Poi, nel campo della cultura, Farinacci conosceva i suoi limiti, a differenza di altri «gerarchi» non intese oltrepassarli e non ostacolò, ma favorì chi volesse combattere per una cultura veramente nuova, rivoluzionaria. Qui cade accennare ad una iniziativa poco nota, in cui chi scrive ha avuto personalmente una parte. Dandomi pieni poteri dopo un’intesa preliminare su alcuni princìpi fondamentali, Farinacci mi incaricò di organizzare e di dirigere una speciale pagina periodica de Il Regime Fascista recante il titolo: «Problemi dello spirito nell’epoca fascista». Questa iniziativa, che si continuò fino a guerra inoltrata, rappresentò – mi sia lecito dirlo – qualcosa di unico nel suo genere. Si sa che il quadro della cosiddetta «cultura fascista» nel Ventennio fu purtroppo dei più tristi. A differenza di ciò che accadde in Germania (seppure talvolta in eccesso), si aveva la superstizione dei «nomi»; pur di ottenere da essi un ossequio formale e conformistico al fascismo, furono arruolati o tollerati scrittori, intellettuali e ricercatori conosciuti che come sostanza erano agnostici o larvatamente antifascisti (tali, del resto, in seguito dovevano spessissimo dimostrarsi). Donde lo scandalo di coloro che per tre quarti componevano l’«Accademia d’Italia». Donde l’assoluta insignificanza dell’«Istituto di studi romani». Donde il carattere sfaldato dello stesso «Istituto di cultura fascista» che, dopo essere stato un feudo regionale dei gentiliani di stretta osservanza, nulla di organico e di veramente, anticonformisticamente fattivo seppe mettere su. L’unica eccezione era forse la «Scuola di mistica fascista», se avesse avuto il tempo di svilupparsi adeguatamente.

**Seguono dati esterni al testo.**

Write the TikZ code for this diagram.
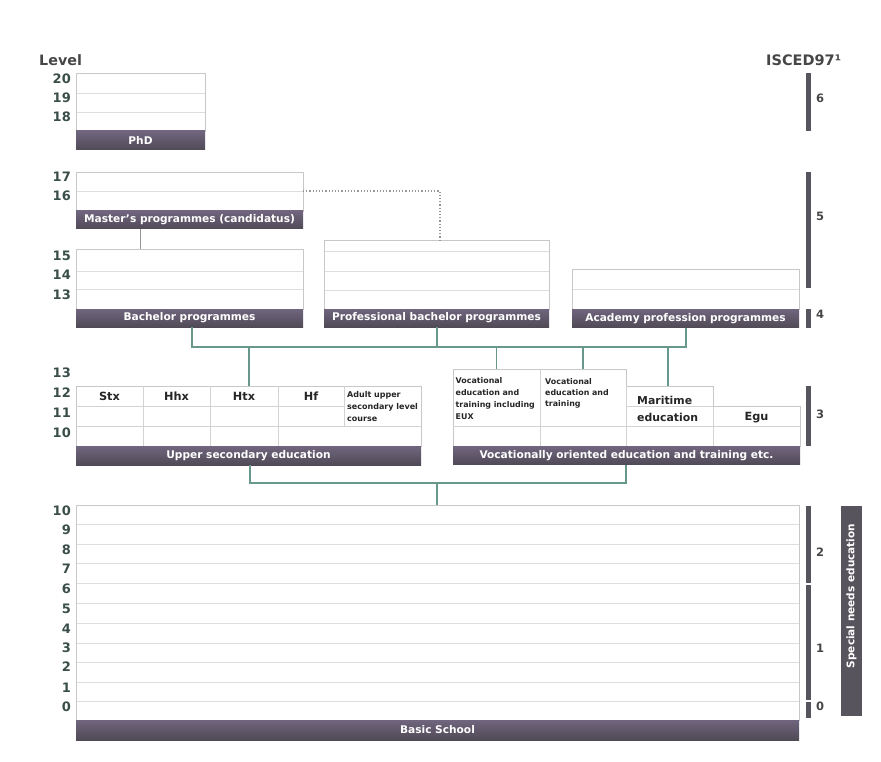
\documentclass[tikz,border=0pt]{standalone}
\usepackage{fontspec}
\setmainfont{DejaVu Sans}
\definecolor{barTop}{RGB}{112,101,126}
\definecolor{barBot}{RGB}{80,74,86}
\definecolor{iscedGray}{RGB}{88,84,94}
\definecolor{levelInk}{RGB}{58,78,73}
\definecolor{headInk}{RGB}{70,70,70}
\definecolor{frameGray}{RGB}{200,200,200}
\definecolor{ruleGray}{RGB}{222,222,222}
\definecolor{linkGreen}{RGB}{104,152,140}
\definecolor{linkGray}{RGB}{150,150,150}
\begin{document}
\begin{tikzpicture}[x=1pt,y=-1pt,
  panel/.style={draw=frameGray, line width=0.8pt, fill=white, anchor=north west,
                inner sep=0pt, outer sep=0pt},
  rowrule/.style={draw=ruleGray, line width=0.8pt},
  cellrule/.style={draw=frameGray!80, line width=0.8pt},
  bar/.style={anchor=north west, inner sep=0pt, outer sep=0pt,
              top color=barTop, bottom color=barBot, draw=none,
              text=white, font=\bfseries\fontsize{10.6}{11}\selectfont},
  lvl/.style={anchor=east, inner sep=0pt, text=levelInk,
              font=\bfseries\fontsize{13}{14}\selectfont},
  isced/.style={fill=iscedGray, draw=none, inner sep=0pt, outer sep=0pt,
                anchor=north west, minimum width=4.5pt},
  iscedlbl/.style={anchor=west, inner sep=0pt, text=headInk,
                   font=\bfseries\fontsize{11.5}{12}\selectfont},
  colhead/.style={inner sep=0pt, text=black!85,
                  font=\bfseries\fontsize{11.3}{12}\selectfont},
  smalltxt/.style={anchor=west, inner sep=0pt, align=left, text=black!85},
  link/.style={draw=linkGreen, line width=1.1pt},
  graylink/.style={draw=linkGray, line width=1pt},
  dotlink/.style={draw=linkGray, line width=1.2pt, dotted}
]
\useasboundingbox (0,0) rectangle (881,762);

% ---------- headings ----------
\node[anchor=west, inner sep=0pt, text=headInk, font=\bfseries\fontsize{14.3}{15}\selectfont]
  (levelhead) at (39,60) {Level};
\node[anchor=west, inner sep=0pt, text=headInk, font=\bfseries\fontsize{14.5}{15}\selectfont]
  (iscedhead) at (766,60) {ISCED97¹};

% ---------- level numbers ----------
\foreach \n/\y in {20/79,19/98,18/117,17/177,16/196,15/256,14/275,13/295,
                   13/373,12/393,11/413,10/433,
                   10/511,9/530,8/550,7/569,6/589,5/609,4/629,3/648,2/667,1/688,0/707}
  \node[lvl] (lv-\n-\y) at (71,\y) {\n};

% ---------- PhD ----------
\node[panel, minimum width=129pt, minimum height=58pt] (phd) at (76,73) {};
\foreach \y in {93,112} \draw[rowrule] (76.5,\y) -- (204.5,\y);
\node[bar, minimum width=129pt, minimum height=19pt] (phdbar) at (76,131) {PhD};

% ---------- Master's ----------
\node[panel, minimum width=227pt, minimum height=39pt] (master) at (76,172) {};
\draw[rowrule] (76.5,191) -- (302.5,191);
\node[bar, minimum width=227pt, minimum height=18pt] (masterbar) at (76,211)
  {Master's programmes (candidatus)};

% ---------- Bachelor ----------
\node[panel, minimum width=227pt, minimum height=60pt] (bach) at (76,249) {};
\foreach \y in {271,289} \draw[rowrule] (76.5,\y) -- (302.5,\y);
\node[bar, minimum width=227pt, minimum height=18pt] (bachbar) at (76,309)
  {Bachelor programmes};

% ---------- Professional bachelor ----------
\node[panel, minimum width=225pt, minimum height=69pt] (prof) at (324,240) {};
\foreach \y in {251,271,290} \draw[rowrule] (324.5,\y) -- (548.5,\y);
\node[bar, minimum width=225pt, minimum height=18pt] (profbar) at (324,309)
  {Professional bachelor programmes};

% ---------- Academy profession ----------
\node[panel, minimum width=227pt, minimum height=40pt] (acad) at (572,269) {};
\draw[rowrule] (572.5,289) -- (798.5,289);
\node[bar, minimum width=227pt, minimum height=18.5pt] (acadbar) at (572,309)
  {Academy profession programmes};

% ---------- Upper secondary education ----------
\node[panel, minimum width=345pt, minimum height=60pt] (upsec) at (76,386) {};
\draw[cellrule] (76,406.5) -- (344,406.5);
\draw[cellrule] (76,426) -- (421,426);
\foreach \x in {143,210,278} \draw[cellrule] (\x,386) -- (\x,446);
\draw[cellrule] (344,386) -- (344,426);
\node[colhead] (stx) at (109.5,396.5) {Stx};
\node[colhead] (hhx) at (176.5,396.5) {Hhx};
\node[colhead] (htx) at (244,396.5) {Htx};
\node[colhead] (hf)  at (311,396.5) {Hf};
\node[smalltxt, font=\bfseries\fontsize{8}{12}\selectfont] (adult) at (347,407)
  {Adult upper\\secondary level\\course};
\node[bar, minimum width=345pt, minimum height=18.5pt] (upsecbar) at (76,446.5)
  {Upper secondary education};

% ---------- Vocationally oriented education ----------
\path[draw=frameGray, line width=0.8pt, fill=white]
  (453,446) -- (453,369) -- (626,369) -- (626,386) -- (713,386)
  -- (713,406.5) -- (800,406.5) -- (800,446) -- cycle;
\coordinate (voccol1) at (496.5,369);
\coordinate (voccol2) at (583,369);
\coordinate (maricol) at (668,386);
\draw[cellrule] (626,406.5) -- (713,406.5);
\draw[cellrule] (453,426) -- (800,426);
\draw[cellrule] (540,369) -- (540,446);
\draw[cellrule] (626,386) -- (626,446);
\draw[cellrule] (713,406.5) -- (713,446);
\node[smalltxt, font=\bfseries\fontsize{7.9}{11.8}\selectfont] (voc1) at (455.5,398.5)
  {Vocational\\education and\\training including\\EUX};
\node[smalltxt, font=\bfseries\fontsize{7.9}{11.3}\selectfont] (voc2) at (545,393.5)
  {Vocational\\education and\\training};
\node[smalltxt, font=\bfseries\fontsize{10.9}{17.7}\selectfont, text=black!85] (mari) at (637,409)
  {Maritime\\education};
\node[colhead] (egu) at (756.5,417.5) {Egu};
\node[bar, minimum width=347pt, minimum height=18pt] (vocbar) at (453,446.5)
  {Vocationally oriented education and training etc.};

% ---------- Basic School ----------
\node[panel, minimum width=723pt, minimum height=215pt] (basic) at (76,505) {};
\foreach \y in {524.5,544,563.5,583.5,603.5,623,643,662,682,701.5}
  \draw[rowrule] (76.5,\y) -- (798.5,\y);
\node[bar, minimum width=723pt, minimum height=20pt] (basicbar) at (76,720)
  {Basic School};

% ---------- ISCED97 levels ----------
\node[isced, minimum height=58pt]  (is6) at (806,73) {};
\node[isced, minimum height=116pt] (is5) at (806,172) {};
\node[isced, minimum height=19pt]  (is4) at (806,308.5) {};
\node[isced, minimum height=60pt]  (is3) at (806,386) {};
\node[isced, minimum height=77pt]  (is2) at (806,506) {};
\node[isced, minimum height=115pt] (is1) at (806,585) {};
\node[isced, minimum height=16pt]  (is0) at (806,702) {};
\node[iscedlbl] (il6) at (816,98)  {6};
\node[iscedlbl] (il5) at (816,216) {5};
\node[iscedlbl] (il4) at (816,314) {4};
\node[iscedlbl] (il3) at (816,414) {3};
\node[iscedlbl] (il2) at (816,552) {2};
\node[iscedlbl] (il1) at (816,648) {1};
\node[iscedlbl] (il0) at (816,706) {0};

% ---------- Special needs education ----------
\node[fill=iscedGray, draw=none, inner sep=0pt, outer sep=0pt, anchor=north west,
      minimum width=21pt, minimum height=210pt] (special) at (841,506) {};
\node[rotate=90, inner sep=0pt, text=white,
      font=\bfseries\fontsize{10.5}{11}\selectfont] (specialtxt) at (special.center |- 0,596)
  {Special needs education};

% ---------- connectors ----------
% Master's -> Bachelor
\draw[graylink] (masterbar.south -| 140,0) -- (bach.north -| 140,0);
% Master's -> Professional bachelor (dotted)
\draw[dotlink] (master.east |- 0,191) -| (prof.north -| 440,0);

% higher education hub
\coordinate (hubtop) at (437,347);
\draw[link] (bachbar.south -| 192,0) |- (hubtop) -| (acadbar.south -| 686,0);
\draw[link] (profbar.south -| 437,0) -- (hubtop);
\draw[link] (hubtop -| 249,0) -- (upsec.north -| 249,0);
\draw[link] (hubtop -| voccol1) -- (voccol1);
\draw[link] (hubtop -| voccol2) -- (voccol2);
\draw[link] (hubtop -| maricol) -- (maricol);

% upper secondary hub
\coordinate (hubmid) at (437,483);
\draw[link] (upsecbar.south -| 250,0) |- (hubmid) -| (vocbar.south -| 626,0);
\draw[link] (hubmid) -- (basic.north -| hubmid);
\end{tikzpicture}
\end{document}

Ebbene, con l’accennata pagina de Il Regime Fascista Farinacci ed io volevamo contribuire ad una cultura che fosse fascista (fascista in direzione di destra non solo politicamente, ma anche spiritualmente, tradizionalmente) non di nome e per un continuo parlare del Duce e del fascismo, bensì di fatto per una rigorosa, impersonale aderenza a delle idee precise da applicare ad ogni dominio del pensiero, dell’etica, della spiritualità. Ciò, fino al punto che, laddove era difficile, allora, che si potesse essere bidelli se non si aveva la tessera, questa non era la condizione per collaborare in quella pagina del massimo organo dell’ortodossia fascista, dopo il Popolo d’Italia. Io stesso non ero inscritto al Partito, e Farinacci seppe solo apprezzare chi, non essendovi tenuto per un vincolo politico, contribuiva alla causa. Peraltro, quella pagina, oltre a nomi di Italiani, vide quelli di collaboratori stranieri di rango, come R. Guénon, Sir Charles Petrie, O. Spann, il principe C. A. Rohan, Gonzague de Reynold, F. Everling, E. Dodsworth, ecc. fino ad uno scritto dello stesso Himmler.

Se devo limitarmi a questi cenni, anche da essi può venire luce sulla vera figura di Farinacci. Egli resta per me una figura indimenticabile di uomo retto, leale, coraggioso e libero, lontano da ogni cortigianismo e da ogni tortuosità, radicalista e di pugno fermo là dove occorreva, in pari tempo con l’animo aperto anche per valori d’ordine superiore.